Things take a particularly yawning-inducing turn in the finale.  That’s when all the standard cliches (longwinded explanation by the killer, victims propped up around in a circle, the killer jumping up just when you think he’s dead, etc.) are trotted out.  You’ve seen this shit played out a hundred times before and done much better.  I guess the makers of Do You Wanna Know a Secret? didn’t know the secret to making a good slasher. 

Look fast for Greg Cipes, the voice of Beast Boy from Teen Titans as “Taco Boy”. 

AKA:  Dark Summer.

LET’S GET PHYSICAL: BYLETH: THE DEMON OF INCEST (1972) ***

FORMAT:  BLU-RAY

A young Duke named Lionello (Mark Damon) returns home to find out his sister Barbara (Claudia Gravy) has gotten married.  That pisses the Duke off to no end because he’s got the hots for his sister.  To make matters worse, he can’t make it with any other woman, which gives him a creepy reputation in the village.  When a killer in a black cloak goes around stabbing naked women in the throat with a three-pronged knife, Lionello quickly becomes a person of interest.  But is the killer human, or is it a supernatural creature driven by lust and revenge?

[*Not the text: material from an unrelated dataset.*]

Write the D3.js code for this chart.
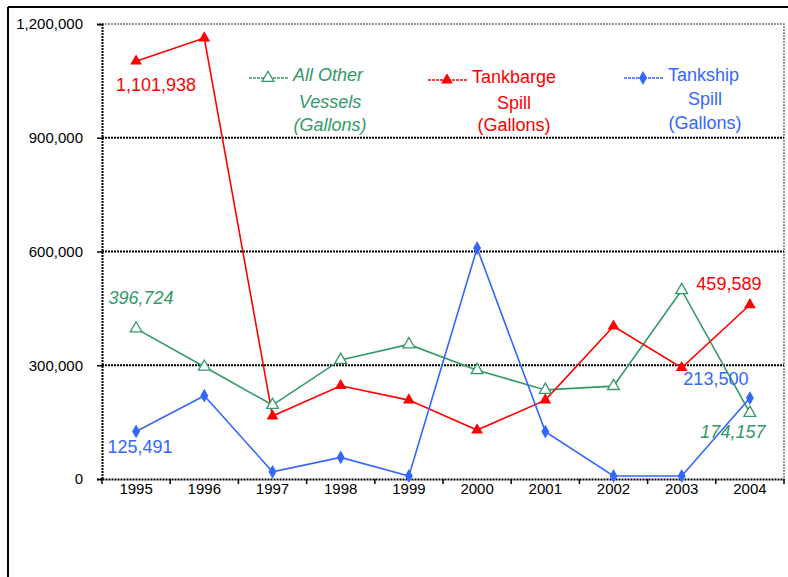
<!DOCTYPE html>
<html>
<head>
<meta charset="utf-8">
<script src="https://cdn.jsdelivr.net/npm/d3@7"></script>
<style>
  body { margin: 0; background: #fff; }
  svg { font-family: "Liberation Sans", Arial, sans-serif; }
</style>
</head>
<body>
<div class="chart"></div>
<script>
// spill volumes by year
var years = ["1995", "1996", "1997", "1998", "1999", "2000", "2001", "2002", "2003", "2004"];
var otherVessels = [396724, 296000, 195000, 314000, 355000, 287000, 235000, 245000, 498000, 174157];
var tankbarge = [1101938, 1163000, 166000, 246000, 208000, 129000, 208000, 403000, 293500, 459589];
var tankship = [125491, 219700, 19000, 57000, 8000, 609000, 125000, 8000, 8000, 213500];
var yTicks = [0, 300000, 600000, 900000, 1200000];

var width = 788,
    height = 577;

var margin = {top: 24, right: 4, bottom: 98, left: 102};

var svg = d3.select(".chart").append("svg")
    .attr("width", width)
    .attr("height", height);

// outer frame (left + top)
svg.append("line").attr("x1", 8).attr("x2", 8).attr("y1", 7).attr("y2", height)
    .attr("stroke", "#000").attr("stroke-width", 2);
svg.append("line").attr("x1", 8).attr("x2", width).attr("y1", 7).attr("y2", 7)
    .attr("stroke", "#000").attr("stroke-width", 2);

var x = d3.scaleBand()
    .domain(years)
    .range([margin.left, width - margin.right]);

var y = d3.scaleLinear()
    .domain([0, 1200000])
    .range([height - margin.bottom, margin.top]);

// plot area border (gray dotted top/right)
svg.append("path")
    .attr("d", "M" + x.range()[0] + "," + y(1200000) + "H" + x.range()[1] + "V" + y(0))
    .attr("fill", "none")
    .attr("stroke", "#777")
    .attr("stroke-width", 1.5)
    .attr("stroke-dasharray", "2,1");

// gridlines
svg.append("g")
    .selectAll("line")
    .data(yTicks.slice(1, 4))
    .enter().append("line")
    .attr("x1", x.range()[0])
    .attr("x2", x.range()[1])
    .attr("y1", function(d) { return y(d); })
    .attr("y2", function(d) { return y(d); })
    .attr("stroke", "#000")
    .attr("stroke-width", 2)
    .attr("stroke-dasharray", "2,1");

// y axis
var yAxis = svg.append("g")
    .attr("transform", "translate(" + margin.left + ",0)")
    .call(d3.axisLeft(y).tickValues(yTicks).tickSize(5).tickPadding(14).tickFormat(d3.format(",")));
yAxis.select(".domain").attr("stroke-width", 2).attr("stroke-dasharray", "2,1");
yAxis.selectAll(".tick line").attr("stroke-width", 1.5);
yAxis.selectAll("text").attr("font-size", 15).attr("fill", "#000")
    .attr("font-family", "Liberation Sans, Arial, sans-serif");

// x axis: ticks between categories
var xAxis = svg.append("g")
    .attr("transform", "translate(0," + y(0) + ")")
    .call(d3.axisBottom(x).tickSize(0).tickPadding(4));
xAxis.select(".domain").attr("stroke-width", 2).attr("stroke-dasharray", "2,1");
xAxis.selectAll("text").attr("font-size", 15).attr("fill", "#000")
    .attr("font-family", "Liberation Sans, Arial, sans-serif");
xAxis.selectAll(".sep")
    .data(years.concat(["end"]))
    .enter().append("line")
    .attr("class", "sep")
    .attr("x1", function(d, i) { return x.range()[0] + i * x.step(); })
    .attr("x2", function(d, i) { return x.range()[0] + i * x.step(); })
    .attr("y1", 0).attr("y2", 5)
    .attr("stroke", "#000").attr("stroke-width", 1.5);

var cx = function(d, i) { return x(years[i]) + x.bandwidth() / 2; };

var series = [
    {name: "other", values: otherVessels, color: "#339966", marker: "open"},
    {name: "barge", values: tankbarge, color: "#ff0000", marker: "tri"},
    {name: "ship", values: tankship, color: "#3366ff", marker: "diamond"}
];

var line = d3.line()
    .x(cx)
    .y(function(d) { return y(d); });

function drawMarker(sel, s) {
    if (s.marker === "diamond") {
        sel.append("path")
            .attr("d", d3.symbol().type(d3.symbolDiamond).size(55))
            .attr("fill", s.color);
    } else if (s.marker === "tri") {
        sel.append("path")
            .attr("d", d3.symbol().type(d3.symbolTriangle).size(60))
            .attr("fill", s.color);
    } else {
        sel.append("path")
            .attr("d", d3.symbol().type(d3.symbolTriangle).size(60))
            .attr("fill", "#fff")
            .attr("stroke", s.color)
            .attr("stroke-width", 1.3);
    }
}

series.forEach(function(s) {
    svg.append("path")
        .datum(s.values)
        .attr("d", line)
        .attr("fill", "none")
        .attr("stroke", s.color)
        .attr("stroke-width", 1.6);
});

series.forEach(function(s) {
    svg.append("g").selectAll("g")
        .data(s.values)
        .enter().append("g")
        .attr("transform", function(d, i) { return "translate(" + cx(d, i) + "," + y(d) + ")"; })
        .each(function() { drawMarker(d3.select(this), s); });
});

// data labels
var labels = [
    {s: 1, i: 0, dx: 20, dy: 25, color: "#ff0000", italic: false},
    {s: 1, i: 9, dx: -21, dy: -19, color: "#ff0000", italic: false},
    {s: 0, i: 0, dx: 5, dy: -29, color: "#339966", italic: true},
    {s: 0, i: 9, dx: -17, dy: 20, color: "#339966", italic: true},
    {s: 2, i: 0, dx: 4, dy: 17, color: "#3366ff", italic: false},
    {s: 2, i: 9, dx: -34, dy: -18, color: "#3366ff", italic: false}
];
var fmt = d3.format(",");
svg.append("g").selectAll("text")
    .data(labels)
    .enter().append("text")
    .attr("x", function(d) { return cx(null, d.i) + d.dx; })
    .attr("y", function(d) { return y(series[d.s].values[d.i]) + d.dy; })
    .attr("text-anchor", "middle")
    .attr("dominant-baseline", "middle")
    .attr("font-size", 18)
    .attr("font-style", function(d) { return d.italic ? "italic" : "normal"; })
    .attr("fill", function(d) { return d.color; })
    .text(function(d) { return fmt(series[d.s].values[d.i]); });

// legend
var legend = [
    {s: 0, x: 249, y: 78, lines: ["All Other", "Vessels", "(Gallons)"], italic: true, cxText: 330, ty: [103, 126]},
    {s: 1, x: 428, y: 80, lines: ["Tankbarge", "Spill", "(Gallons)"], italic: false, cxText: 514, ty: [104, 126]},
    {s: 2, x: 624, y: 78, lines: ["Tankship", "Spill", "(Gallons)"], italic: false, cxText: 705, ty: [100, 124]}
];
legend.forEach(function(l) {
    var s = series[l.s];
    var g = svg.append("g");
    g.append("line")
        .attr("x1", l.x).attr("x2", l.x + 39)
        .attr("y1", l.y).attr("y2", l.y)
        .attr("stroke", s.color).attr("stroke-width", 1.6)
        .attr("stroke-dasharray", "3,1");
    drawMarker(g.append("g").attr("transform", "translate(" + (l.x + 19) + "," + l.y + ")"), s);
    g.append("text")
        .attr("x", l.x + 44).attr("y", l.y - 2)
        .attr("dominant-baseline", "middle")
        .attr("font-size", 18)
        .attr("font-style", l.italic ? "italic" : "normal")
        .attr("fill", s.color)
        .text(l.lines[0]);
    g.selectAll(".sub")
        .data(l.lines.slice(1))
        .enter().append("text")
        .attr("class", "sub")
        .attr("x", l.cxText)
        .attr("y", function(d, i) { return l.ty[i]; })
        .attr("text-anchor", "middle")
        .attr("dominant-baseline", "middle")
        .attr("font-size", 18)
        .attr("font-style", l.italic ? "italic" : "normal")
        .attr("fill", s.color)
        .text(function(d) { return d; });
});
</script>
</body>
</html>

Byleth:  The Demon of Incest is a solid little slice of Eurosleaze.  Despite the lurid title, the film is handled with a surprising amount of restraint.  Not to worry, there’s still plenty of gratuitous T & A and healthy doses sex and violence to go around.  It’s just that it’s not nearly as icky as it could’ve been, considering the subject matter.  In fact, the final incestual coupling is handled rather… dare I say… tastefully.  Too bad the ultimate confrontation with the demon is so anticlimactic. 

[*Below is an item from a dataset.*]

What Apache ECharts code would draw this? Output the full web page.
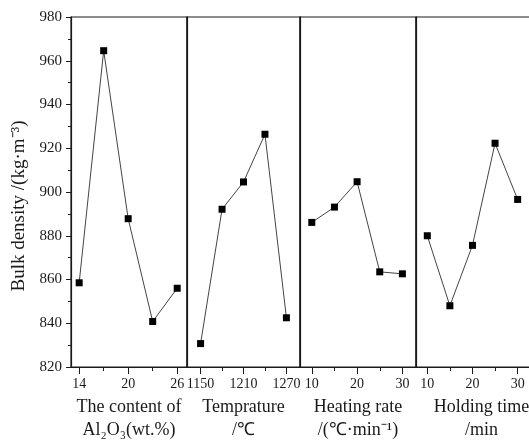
<!DOCTYPE html>
<html>
<head>
<meta charset="utf-8">
<script src="https://cdn.jsdelivr.net/npm/echarts@6/dist/echarts.min.js"></script>
<style>
  html, body { margin: 0; padding: 0; background: #fff; }
  #chart { width: 529px; height: 440px; }
</style>
</head>
<body>
<div id="chart"></div>
<script>
// values
const alX = [14, 17, 20, 23, 26];
const alY = [858.5, 964.6, 887.8, 840.8, 856.0];
const tempX = [1150, 1180, 1210, 1240, 1270];
const tempY = [830.7, 892.1, 904.6, 926.4, 842.5];
const rateX = [10, 15, 20, 25, 30];
const rateY = [886.1, 893.1, 904.7, 863.5, 862.6];
const holdX = [10, 15, 20, 25, 30];
const holdY = [880.0, 848.0, 875.6, 922.3, 896.6];

const yTicks = { min: 820, max: 980, interval: 20 };

const panels = [
  { x: alX, y: alY, min: 13.0, max: 27.2, labels: [14, 20, 26], minor: [17, 23],
    name: 'The content of\nAl₂O₃(wt.%)', left: 71, width: 116, pad: 0 },
  { x: tempX, y: tempY, min: 1131, max: 1289, labels: [1150, 1210, 1270], minor: [1180, 1240],
    name: 'Temprature\n/℃', left: 187, width: 113, pad: 0 },
  { x: rateX, y: rateY, min: 7.4, max: 33.0, labels: [10, 20, 30], minor: [15, 25],
    name: 'Heating rate\n/(℃·min⁻¹)', left: 300, width: 116, pad: 0 },
  { x: holdX, y: holdY, min: 7.5, max: 33.4, labels: [10, 20, 30], minor: [15, 25],
    name: 'Holding time\n/min', left: 416, width: 117, pad: 14 }
];

const font = 'Liberation Serif';
const ink = '#1a1a1a';

let myChart = echarts.init(document.getElementById('chart'));

let grid = [], xAxis = [], yAxis = [], series = [];
panels.forEach((p, i) => {
  grid.push({
    left: p.left, top: 17, width: p.width, height: 350,
    outerBoundsMode: 'none', containLabel: false,
    show: true, borderColor: ink, borderWidth: 1.2
  });
  // major ticks + labels + name
  xAxis.push({
    gridIndex: i, type: 'value', min: p.min, max: p.max,
    axisLine: { lineStyle: { color: ink, width: 1.2 } },
    axisTick: { show: true, length: 7, customValues: p.labels, lineStyle: { color: ink } },
    axisLabel: {
      customValues: p.labels, color: ink, fontFamily: font, fontSize: 14, margin: 10,
      formatter: v => String(v)
    },
    splitLine: { show: false },
    name: p.name, nameLocation: 'middle', nameGap: 28,
    nameTextStyle: {
      color: ink, fontFamily: font, fontSize: 18, lineHeight: 23,
      padding: [0, 0, 0, p.pad]
    }
  });
  // minor ticks
  xAxis.push({
    gridIndex: i, type: 'value', min: p.min, max: p.max, position: 'bottom',
    axisLine: { show: false },
    axisTick: { show: true, length: 4, customValues: p.minor, lineStyle: { color: ink } },
    axisLabel: { show: false },
    splitLine: { show: false }
  });
  yAxis.push(i === 0 ? {
    gridIndex: i, type: 'value', min: yTicks.min, max: yTicks.max, interval: yTicks.interval,
    axisLine: { show: true, lineStyle: { color: ink, width: 1.2 } },
    axisTick: { show: true, length: 5, lineStyle: { color: ink } },
    minorTick: { show: true, splitNumber: 2, length: 3, lineStyle: { color: ink } },
    axisLabel: { color: ink, fontFamily: font, fontSize: 15, margin: 9 },
    splitLine: { show: false },
    name: 'Bulk density /(kg·m⁻³)', nameLocation: 'middle', nameGap: 42,
    nameTextStyle: { color: ink, fontFamily: font, fontSize: 19, padding: [0, 28, 0, 0] }
  } : {
    gridIndex: i, type: 'value', min: yTicks.min, max: yTicks.max, interval: yTicks.interval,
    axisLine: { show: true, lineStyle: { color: ink, width: 1.2 } },
    axisTick: { show: false }, axisLabel: { show: false }, splitLine: { show: false }
  });
  series.push({
    type: 'line', xAxisIndex: i * 2, yAxisIndex: i,
    data: p.x.map((v, k) => [v, p.y[k]]),
    symbol: 'rect', symbolSize: 7,
    itemStyle: { color: '#000' },
    lineStyle: { color: '#444', width: 1 },
    animation: false
  });
});

let option = {
  backgroundColor: '#fff',
  animation: false,
  grid, xAxis, yAxis, series
};

option && myChart.setOption(option);
</script>
</body>
</html>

Mark Damon is typically a bland leading man, and that mostly describes him here.  However, the characters he usually plays are cut-and-dry bland characters.  In Byleth:  The Demon of Incest, he’s cast as what at the outset seems like your average Mark Damon role.  Since he’s sort of a tweaked freak masquerading as a bland character, it works in Damon’s favor.  He doesn’t exactly hit it out of the park or anything, but his stilted blandness is creepier than if he chewed the scenery and tried to be scary.  The lovely Gravy is quite good too as the object of his affection, and the many ladies in the cast are equally alluring, especially the sultry Silviana Pompili, who plays Damon’s new doomed girlfriend. 

AKA:  Byleth.  

SALEM’S LOT (2024) **

When it came to adapting Stephen King to the small screen, Tobe Hooper’s mini-series of Salem’s Lot provided the blueprint.  The 2004 remake is one of those deals where I only saw the first episode and for one reason or another, I never got around to finishing the rest of the mini-series, so I can’t speak to how that one was.  Now, here comes the third version of the tale, directed by Gary Dauberman, who wrote the new It movies. 

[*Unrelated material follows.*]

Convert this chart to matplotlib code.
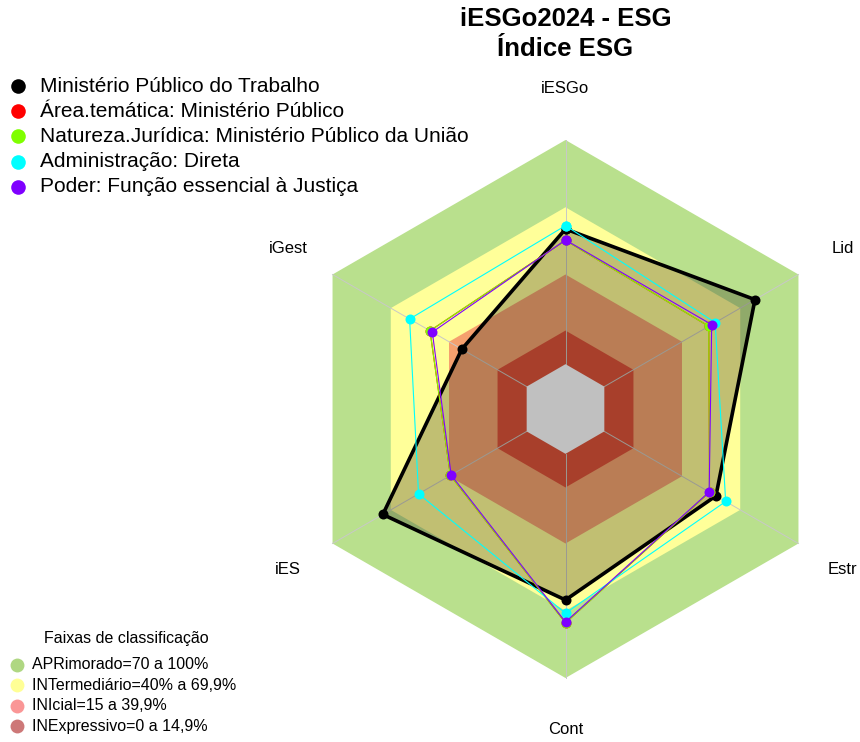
import numpy as np
import matplotlib
matplotlib.use("Agg")
import matplotlib.pyplot as plt
from matplotlib.lines import Line2D

plt.rcParams['font.family'] = ['Liberation Sans', 'DejaVu Sans']

# ---------------- data ----------------
axes_labels = ["iESGo", "Lid", "Estr", "Cont", "iES", "iGest"]

series_names = [
    "Ministério Público do Trabalho",
    "Área.temática: Ministério Público",
    "Natureza.Jurídica: Ministério Público da União",
    "Administração: Direta",
    "Poder: Função essencial à Justiça",
]
series_colors = ["#000000", "#FF0000", "#7FFF00", "#00FFFF", "#7F00FF"]

mpt_values = [60.3, 77.6, 57.5, 65.2, 74.1, 33.4]
area_values = [55.2, 53.8, 54.2, 75.4, 39.3, 49.8]
natureza_values = [55.2, 53.8, 54.2, 75.4, 39.3, 49.8]
admin_values = [61.8, 57.1, 62.5, 71.1, 55.7, 60.3]
poder_values = [55.4, 55.3, 54.0, 75.0, 38.9, 48.6]

band_limits = [100, 70, 40, 15]
band_colors = ["#B9E08D", "#FFFF99", "#F5A06E", "#DC4632"]
band_legend_labels = ["APRimorado=70 a 100%", "INTermediário=40% a 69,9%",
                      "INIcial=15 a 39,9%", "INExpressivo=0 a 14,9%"]
band_legend_colors = ["#AFD782", "#FFFF96", "#FA9696", "#CD7878"]

title_lines = ["iESGo2024 - ESG", "Índice ESG"]
legend_title = "Faixas de classificação"

# ---------------- figure ----------------
W, H = 860, 742
fig = plt.figure(figsize=(W / 100, H / 100), dpi=100)

cx, cy, R = 565.5, 409, 269
ax = fig.add_axes([(cx - R) / W, (H - cy - R) / H, 2 * R / W, 2 * R / H],
                  projection='polar')
ax.set_theta_zero_location('N')
ax.set_theta_direction(-1)
ax.set_ylim(0, 100)
ax.set_rorigin(-20)
ax.set_axis_off()

n = len(axes_labels)
theta = np.arange(n) * 2 * np.pi / n
theta_c = np.append(theta, theta[0])


def close(v):
    return np.append(v, v[0])


# bands
for lim, col in zip(band_limits, band_colors):
    ax.fill(theta_c, [lim] * (n + 1), color=col, lw=0, zorder=1, clip_on=False)

# spokes
for t in theta:
    ax.plot([t, t], [0, 100], color="#C8C8C8", lw=0.7, zorder=2, clip_on=False)

# filled polygon for main series
ax.fill(theta_c, close(mpt_values), color=(55 / 255, 50 / 255, 30 / 255),
        alpha=0.31, lw=0, zorder=3, clip_on=False)

# main series (drawn first)
ax.plot(theta_c, close(mpt_values), color="#000000", lw=2.6, marker='o',
        ms=7.2, mew=0, zorder=4, clip_on=False)

# thin series
for vals, col, z in [(area_values, series_colors[1], 5),
                     (natureza_values, series_colors[2], 6),
                     (admin_values, series_colors[3], 7),
                     (poder_values, series_colors[4], 8)]:
    ax.plot(theta_c, close(vals), color=col, lw=0.8, marker='o', ms=7.2,
            mec=col, mew=0, zorder=z, clip_on=False)

# grey center
ax.fill(theta_c, [0] * (n + 1), color="#C0C0C0", lw=0, zorder=9, clip_on=False)

# axis labels
for t, lab in zip(theta, axes_labels):
    ax.text(t, 122.8, lab, ha='center', va='center', fontsize=12)

# title
fig.text(cx / W, 1 - 19 / H, title_lines[0], ha='center', va='center',
         fontsize=18.5, fontweight='bold')
fig.text(cx / W, 1 - 49 / H, title_lines[1], ha='center', va='center',
         fontsize=18.5, fontweight='bold')

# top legend
for i, (name, col) in enumerate(zip(series_names, series_colors)):
    y = 1 - (86 + i * 25.2) / H
    fig.add_artist(Line2D([18 / W], [y], marker='o', ms=10.5, color=col,
                          mew=0, ls='none', transform=fig.transFigure))
    fig.text(40 / W, y, name, ha='left', va='center', fontsize=15)

# bottom legend
fig.text(126 / W, 1 - 638 / H, legend_title, ha='center', va='center',
         fontsize=11.5)
for i, (lab, col) in enumerate(zip(band_legend_labels, band_legend_colors)):
    y = 1 - (664.5 + i * 20.6) / H
    fig.add_artist(Line2D([17 / W], [y], marker='o', ms=10, color=col,
                          mew=0, ls='none', transform=fig.transFigure))
    fig.text(32 / W, y, lab, ha='left', va='center', fontsize=11.5)

fig.savefig("out.png", dpi=100, facecolor='white')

For a while, it looked like this was going to be one of those Batgirl deals as Warner Bros. let it sit on the shelf forever.  Now that it’s finally on Max, I have to say it looks perfectly at home on the small screen.  That’s a nice way of saying, “I would’ve been pissed if I paid $15 to see this in the theater.” 

The plot is basically the same.  A writer named Ben Mears (Lewis Pullman, son of Bill) returns to his small hometown in Maine.  Almost instantly, the place is plagued by a rash of deaths and disappearances.  It’s only a matter of time till he learns that the place is crawling with vampires. 

This version of Salem’s Lot isn’t awful.  It just feels like a skimpy first draft.  Everything comes way too easy for the characters.  When figuring out the mystery, they immediately jump to the right conclusions.  Not only that, but everyone believes the characters when they tell them vampires are real.  To make matters worse, the vamps roll over fairly easily.  I’m sure the slapdash plot was mostly due to condensing of the book into a feature length movie, but it leaves it feeling dramatically dead. 

The performances are a mix of bland (leading man Pullman) to flat-out terrible (Pilou Asbaek as the vampire’s familiar, Straker).  Only Alfre Woodard brings a hint of fun as the smalltown doctor who takes no shit. 

Most of the scenes suffer from comparison to the original, or the book for that matter.  The ending earns points for taking place at a drive-in, but it goes on a bit too long.  Ultimately, there’s just not a whole lot to like about this Lot.